Plot introduction & overview
The story is divided into three phases of Pip's life expectations. The first "expectation" is allotted 19 chapters, and the other two 20 chapters each in the 59-chapter work. In some editions, the chapter numbering reverts to Chapter One in each expectation, but the original publication and most modern editions number the chapters consecutively from one to 59. At the end of chapters 19 and 39, readers are formally notified that they have reached the conclusion of a phase of Pip's expectations.
In the first expectation, Pip lives a humble existence with his ill-tempered older sister and her strong but gentle husband, Joe Gargery. Pip is satisfied with this life and his warm friends until he is hired by an embittered wealthy woman, Miss Havisham, as an occasional companion to her and her beautiful but haughty adopted daughter, Estella. From that time on, Pip aspires to leave behind his simple life and be a gentleman. After years as companion to Miss Havisham and Estella, he spends more years as an apprentice to Joe, so that he may grow up to have a livelihood working as a blacksmith. This life is suddenly turned upside down when he is visited by a London attorney, Mr. Jaggers, who informs Pip that he is to come into the "Great Expectation" of a handsome property and be trained to be a gentleman at the behest of an anonymous benefactor.

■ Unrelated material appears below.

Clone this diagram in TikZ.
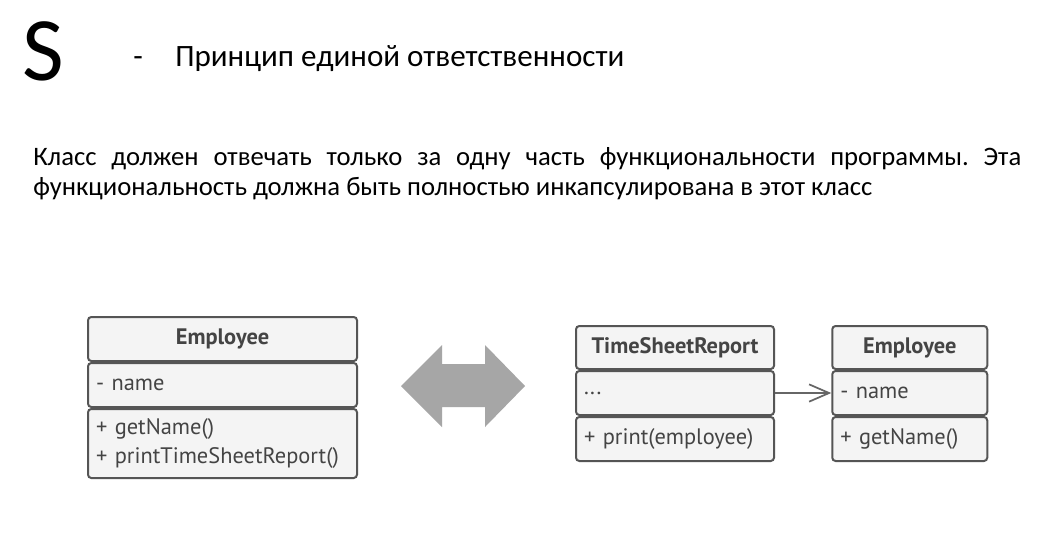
\documentclass[tikz,border=0pt]{standalone}
\usepackage{fontspec}
\setmainfont{Carlito}
\newfontfamily\umlfont{PT Sans}
\usetikzlibrary{arrows.meta, positioning}
\definecolor{umlline}{HTML}{555555}
\definecolor{umlfill}{HTML}{F4F4F4}
\definecolor{umltext}{HTML}{444444}
\definecolor{bigarrow}{HTML}{A6A6A6}
\definecolor{linkgray}{HTML}{666666}
\frenchspacing

\begin{document}
\begin{tikzpicture}[x=0.75pt, y=-0.75pt,
    part/.style={draw=umlline, line width=1.5pt, fill=umlfill, rounded corners=2.5pt, inner sep=0pt, text=umltext, font=\umlfont\fontsize{16.8}{21.75}\selectfont},
    headpart/.style={part, font=\umlfont\bfseries\fontsize{16.8}{20}\selectfont},
    memberpart/.style={part, align=left, inner xsep=6pt},
    link/.style={-{Straight Barb[length=15pt, width=13pt, line width=1.3pt]}, draw=linkgray, line width=1.4pt}
]
\useasboundingbox[fill=white] (0,0) rectangle (1045,537);

% Title
\node[anchor=base west, inner sep=0pt, font=\fontsize{68}{68}\selectfont] (letter) at (22,80) {S};
\node[anchor=base west, inner sep=0pt, font=\fontsize{23.3}{28}\selectfont] (dash) at (133,66) {-};
\node[anchor=base west, inner sep=0pt, font=\fontsize{23.3}{28}\selectfont] (title) at (175,66) {Принцип единой ответственности};

% Description
\node[anchor=base west, inner sep=0pt, text width=741pt, align=justify, font=\fontsize{20}{22.5}\selectfont] (desc) at (33,165)
    {Класс должен отвечать только за одну часть функциональности программы. Эта\linebreak
     функциональность должна быть полностью инкапсулирована в этот класс};

% Employee before
\node[headpart, minimum width=201.75pt, minimum height=33pt] (emp-head) at (222.5,339) {Employee};
\node[memberpart, text width=189.75pt, minimum height=33pt] (emp-attr) at (222.5,385) {- name};
\node[memberpart, text width=189.75pt, minimum height=51.75pt] (emp-ops) at (222.5,443.5) {+ getName()\\+ printTimeSheetReport()};

% Double arrow
\fill[bigarrow] (401,386) -- (442,345) -- (442,364) -- (485,364) -- (485,345) -- (525,386)
    -- (485,427) -- (485,407) -- (442,407) -- (442,427) -- cycle;

% TimeSheetReport
\node[headpart, minimum width=148.5pt, minimum height=32.25pt] (tsr-head) at (675,347.5) {TimeSheetReport};
\node[memberpart, text width=136.5pt, minimum height=33pt] (tsr-attr) at (675,393) {...};
\node[memberpart, text width=136.5pt, minimum height=33pt] (tsr-ops) at (675,439) {+ print(employee)};

% Employee after
\node[headpart, minimum width=116.25pt, minimum height=32.25pt] (emp2-head) at (909.75,347.5) {Employee};
\node[memberpart, text width=104.25pt, minimum height=33pt] (emp2-attr) at (909.75,393) {- name};
\node[memberpart, text width=104.25pt, minimum height=33pt] (emp2-ops) at (909.75,439) {+ getName()};

\draw[link] (tsr-attr.east) -- (emp2-attr.west);
\end{tikzpicture}
\end{document}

The second stage of Pip's expectations has Pip in London, learning the details of being a gentlemen, having tutors, fine clothing, and joining cultured society. Whereas he always engaged in honest labour when he was younger, he now is supported by a generous allowance, which he frequently lives beyond. He learns to fit in this new milieu, and experiences not only friendship but rivalry as he finds himself in the same circles as Estella, who is also pursued by many other men, especially Bentley Drummle, whom she favours. As he adopts the physical and cultural norms of his new status, he also adopts the class attitudes that go with it, and when Joe comes to visit Pip and his friend and roommate Herbert to deliver an important message, Pip is embarrassed to the point of hostility by Joe's unlearned ways, despite his protestations of love and friendship for Joe. At the end of this stage, Pip is introduced to his benefactor, again changing his world.
The third and last stage of Pip's expectations alters Pip's life from the artificially supported world of his upper class strivings and introduces him to realities that he realizes he must deal with, facing moral, physical and financial challenges. He learns startling truths that cast into doubt the values that he once embraced so eagerly, and finds that he cannot regain many of the important things that he had cast aside so carelessly. The current ending of the story is different from Dickens's original intent, in which the ending matched the gloomy reverses to Pip's fortunes that typify the last expectation. Dickens was prevailed upon to change the ending to one more acceptable to his readers' tastes in that era, and this "new" ending was the published one and currently accepted as definitive.
Dickens has Pip as the writer and first person narrator of this account of his life's experiences, and the entire story is understood to have been written as a retrospective, rather than as a present tense narrative or a diary or journal. Still, though Pip "knows" how all the events in the story will turn out, he uses only very subtle foreshadowing so that we learn of events only when the Pip in the story does. Pip does, however, use the perspective of the bitter lessons he's learned to comment acidly on various actions and attitudes in his earlier life.
Plot summary
Spoiler warning: The following text contains detailed explanations of the plot line and ending of this novel. Since the story depends heavily on revelations of the importance of and interrelationships between characters that are only revealed later in the story, you should not read the below sections unless you want these plot secrets revealed.
The first stage of Pip's expectations
Pip is a young orphan who is being brought up by his adult sister, Mrs. Joe, a sharp-tongued woman who is married to the simple but kind village blacksmith, Joe Gargery, who treats Pip warmly to make up for his sister's harshness.